### [WRITTEN TASK]
Can you transcribe every line exactly and leave the pictures behind?

### [SOURCE EXCERPT]
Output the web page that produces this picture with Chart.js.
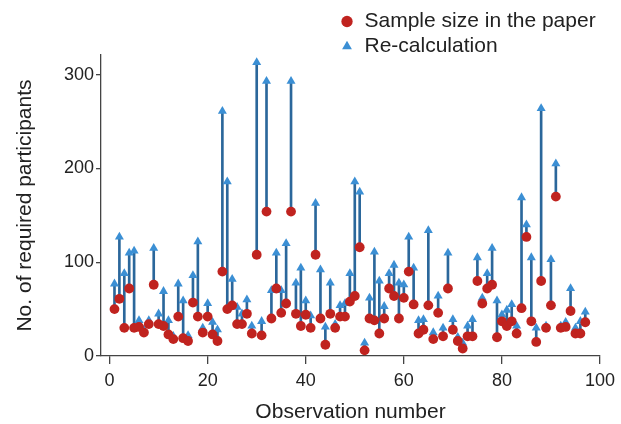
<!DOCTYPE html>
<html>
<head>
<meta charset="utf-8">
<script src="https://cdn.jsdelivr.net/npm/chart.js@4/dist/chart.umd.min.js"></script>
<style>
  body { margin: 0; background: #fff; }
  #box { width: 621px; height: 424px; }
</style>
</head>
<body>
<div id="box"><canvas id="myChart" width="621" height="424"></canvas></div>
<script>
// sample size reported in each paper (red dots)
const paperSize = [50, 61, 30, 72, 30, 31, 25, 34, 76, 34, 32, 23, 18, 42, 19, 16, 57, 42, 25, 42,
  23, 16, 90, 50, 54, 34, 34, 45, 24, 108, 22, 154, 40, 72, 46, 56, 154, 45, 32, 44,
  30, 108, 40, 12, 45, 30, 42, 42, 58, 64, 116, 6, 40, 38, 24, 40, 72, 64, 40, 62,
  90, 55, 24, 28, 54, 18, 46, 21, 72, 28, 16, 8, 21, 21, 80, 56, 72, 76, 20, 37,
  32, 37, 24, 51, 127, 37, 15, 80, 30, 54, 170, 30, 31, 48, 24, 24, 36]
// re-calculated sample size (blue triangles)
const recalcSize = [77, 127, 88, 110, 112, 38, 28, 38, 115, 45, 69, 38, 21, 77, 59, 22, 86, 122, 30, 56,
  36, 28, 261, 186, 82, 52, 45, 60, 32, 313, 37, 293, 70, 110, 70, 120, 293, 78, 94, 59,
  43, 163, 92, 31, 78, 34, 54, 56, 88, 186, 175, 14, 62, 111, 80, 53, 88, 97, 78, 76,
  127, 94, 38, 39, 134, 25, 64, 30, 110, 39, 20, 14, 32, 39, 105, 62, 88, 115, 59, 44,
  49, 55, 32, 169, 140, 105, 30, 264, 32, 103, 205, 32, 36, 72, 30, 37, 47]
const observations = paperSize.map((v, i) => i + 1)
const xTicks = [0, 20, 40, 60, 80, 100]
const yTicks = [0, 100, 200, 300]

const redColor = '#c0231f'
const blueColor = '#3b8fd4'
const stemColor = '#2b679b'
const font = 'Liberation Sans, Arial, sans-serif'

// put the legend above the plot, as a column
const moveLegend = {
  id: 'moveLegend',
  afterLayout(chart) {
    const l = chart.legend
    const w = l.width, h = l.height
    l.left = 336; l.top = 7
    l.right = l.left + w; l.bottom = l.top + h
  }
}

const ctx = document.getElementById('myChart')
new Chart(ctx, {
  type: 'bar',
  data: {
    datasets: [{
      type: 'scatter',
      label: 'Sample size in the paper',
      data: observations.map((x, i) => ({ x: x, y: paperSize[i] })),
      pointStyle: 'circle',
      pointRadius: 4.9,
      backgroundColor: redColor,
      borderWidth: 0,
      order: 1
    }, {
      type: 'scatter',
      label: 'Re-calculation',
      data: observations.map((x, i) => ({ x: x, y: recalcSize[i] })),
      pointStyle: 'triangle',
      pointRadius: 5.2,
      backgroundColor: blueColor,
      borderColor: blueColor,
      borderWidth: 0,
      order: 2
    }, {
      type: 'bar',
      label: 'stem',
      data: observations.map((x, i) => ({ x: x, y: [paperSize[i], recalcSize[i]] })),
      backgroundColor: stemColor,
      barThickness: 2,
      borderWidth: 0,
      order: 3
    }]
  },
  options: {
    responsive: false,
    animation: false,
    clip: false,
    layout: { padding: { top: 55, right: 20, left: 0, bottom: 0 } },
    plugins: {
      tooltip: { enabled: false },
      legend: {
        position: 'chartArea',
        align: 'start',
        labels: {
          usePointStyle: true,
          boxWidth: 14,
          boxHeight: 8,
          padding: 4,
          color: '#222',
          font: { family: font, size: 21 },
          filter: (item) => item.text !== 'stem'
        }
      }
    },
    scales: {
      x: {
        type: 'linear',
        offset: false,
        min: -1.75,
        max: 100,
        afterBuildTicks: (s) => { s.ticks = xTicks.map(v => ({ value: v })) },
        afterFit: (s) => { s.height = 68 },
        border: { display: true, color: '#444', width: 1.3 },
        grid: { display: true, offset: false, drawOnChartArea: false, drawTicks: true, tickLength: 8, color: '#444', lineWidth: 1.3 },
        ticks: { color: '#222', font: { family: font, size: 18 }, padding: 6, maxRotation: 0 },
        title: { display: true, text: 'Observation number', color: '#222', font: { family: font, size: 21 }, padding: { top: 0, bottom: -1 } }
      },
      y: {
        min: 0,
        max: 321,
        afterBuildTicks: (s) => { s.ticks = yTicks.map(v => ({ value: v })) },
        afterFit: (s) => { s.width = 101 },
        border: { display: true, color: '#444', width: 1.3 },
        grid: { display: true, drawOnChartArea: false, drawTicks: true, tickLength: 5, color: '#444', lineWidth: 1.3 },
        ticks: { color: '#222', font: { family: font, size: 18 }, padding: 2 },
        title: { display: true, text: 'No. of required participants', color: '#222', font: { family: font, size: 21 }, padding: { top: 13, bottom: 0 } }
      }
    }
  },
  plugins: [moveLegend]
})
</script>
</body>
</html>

### [TASK OUTPUT]
Output the web page that produces this picture with Chart.js.
<!DOCTYPE html>
<html>
<head>
<meta charset="utf-8">
<script src="https://cdn.jsdelivr.net/npm/chart.js@4/dist/chart.umd.min.js"></script>
<style>
  body { margin: 0; background: #fff; }
  #box { width: 621px; height: 424px; }
</style>
</head>
<body>
<div id="box"><canvas id="myChart" width="621" height="424"></canvas></div>
<script>
// sample size reported in each paper (red dots)
const paperSize = [50, 61, 30, 72, 30, 31, 25, 34, 76, 34, 32, 23, 18, 42, 19, 16, 57, 42, 25, 42,
  23, 16, 90, 50, 54, 34, 34, 45, 24, 108, 22, 154, 40, 72, 46, 56, 154, 45, 32, 44,
  30, 108, 40, 12, 45, 30, 42, 42, 58, 64, 116, 6, 40, 38, 24, 40, 72, 64, 40, 62,
  90, 55, 24, 28, 54, 18, 46, 21, 72, 28, 16, 8, 21, 21, 80, 56, 72, 76, 20, 37,
  32, 37, 24, 51, 127, 37, 15, 80, 30, 54, 170, 30, 31, 48, 24, 24, 36]
// re-calculated sample size (blue triangles)
const recalcSize = [77, 127, 88, 110, 112, 38, 28, 38, 115, 45, 69, 38, 21, 77, 59, 22, 86, 122, 30, 56,
  36, 28, 261, 186, 82, 52, 45, 60, 32, 313, 37, 293, 70, 110, 70, 120, 293, 78, 94, 59,
  43, 163, 92, 31, 78, 34, 54, 56, 88, 186, 175, 14, 62, 111, 80, 53, 88, 97, 78, 76,
  127, 94, 38, 39, 134, 25, 64, 30, 110, 39, 20, 14, 32, 39, 105, 62, 88, 115, 59, 44,
  49, 55, 32, 169, 140, 105, 30, 264, 32, 103, 205, 32, 36, 72, 30, 37, 47]
const observations = paperSize.map((v, i) => i + 1)
const xTicks = [0, 20, 40, 60, 80, 100]
const yTicks = [0, 100, 200, 300]

const redColor = '#c0231f'
const blueColor = '#3b8fd4'
const stemColor = '#2b679b'
const font = 'Liberation Sans, Arial, sans-serif'

// put the legend above the plot, as a column
const moveLegend = {
  id: 'moveLegend',
  afterLayout(chart) {
    const l = chart.legend
    const w = l.width, h = l.height
    l.left = 336; l.top = 7
    l.right = l.left + w; l.bottom = l.top + h
  }
}

const ctx = document.getElementById('myChart')
new Chart(ctx, {
  type: 'bar',
  data: {
    datasets: [{
      type: 'scatter',
      label: 'Sample size in the paper',
      data: observations.map((x, i) => ({ x: x, y: paperSize[i] })),
      pointStyle: 'circle',
      pointRadius: 4.9,
      backgroundColor: redColor,
      borderWidth: 0,
      order: 1
    }, {
      type: 'scatter',
      label: 'Re-calculation',
      data: observations.map((x, i) => ({ x: x, y: recalcSize[i] })),
      pointStyle: 'triangle',
      pointRadius: 5.2,
      backgroundColor: blueColor,
      borderColor: blueColor,
      borderWidth: 0,
      order: 2
    }, {
      type: 'bar',
      label: 'stem',
      data: observations.map((x, i) => ({ x: x, y: [paperSize[i], recalcSize[i]] })),
      backgroundColor: stemColor,
      barThickness: 2,
      borderWidth: 0,
      order: 3
    }]
  },
  options: {
    responsive: false,
    animation: false,
    clip: false,
    layout: { padding: { top: 55, right: 20, left: 0, bottom: 0 } },
    plugins: {
      tooltip: { enabled: false },
      legend: {
        position: 'chartArea',
        align: 'start',
        labels: {
          usePointStyle: true,
          boxWidth: 14,
          boxHeight: 8,
          padding: 4,
          color: '#222',
          font: { family: font, size: 21 },
          filter: (item) => item.text !== 'stem'
        }
      }
    },
    scales: {
      x: {
        type: 'linear',
        offset: false,
        min: -1.75,
        max: 100,
        afterBuildTicks: (s) => { s.ticks = xTicks.map(v => ({ value: v })) },
        afterFit: (s) => { s.height = 68 },
        border: { display: true, color: '#444', width: 1.3 },
        grid: { display: true, offset: false, drawOnChartArea: false, drawTicks: true, tickLength: 8, color: '#444', lineWidth: 1.3 },
        ticks: { color: '#222', font: { family: font, size: 18 }, padding: 6, maxRotation: 0 },
        title: { display: true, text: 'Observation number', color: '#222', font: { family: font, size: 21 }, padding: { top: 0, bottom: -1 } }
      },
      y: {
        min: 0,
        max: 321,
        afterBuildTicks: (s) => { s.ticks = yTicks.map(v => ({ value: v })) },
        afterFit: (s) => { s.width = 101 },
        border: { display: true, color: '#444', width: 1.3 },
        grid: { display: true, drawOnChartArea: false, drawTicks: true, tickLength: 5, color: '#444', lineWidth: 1.3 },
        ticks: { color: '#222', font: { family: font, size: 18 }, padding: 2 },
        title: { display: true, text: 'No. of required participants', color: '#222', font: { family: font, size: 21 }, padding: { top: 13, bottom: 0 } }
      }
    }
  },
  plugins: [moveLegend]
})
</script>
</body>
</html>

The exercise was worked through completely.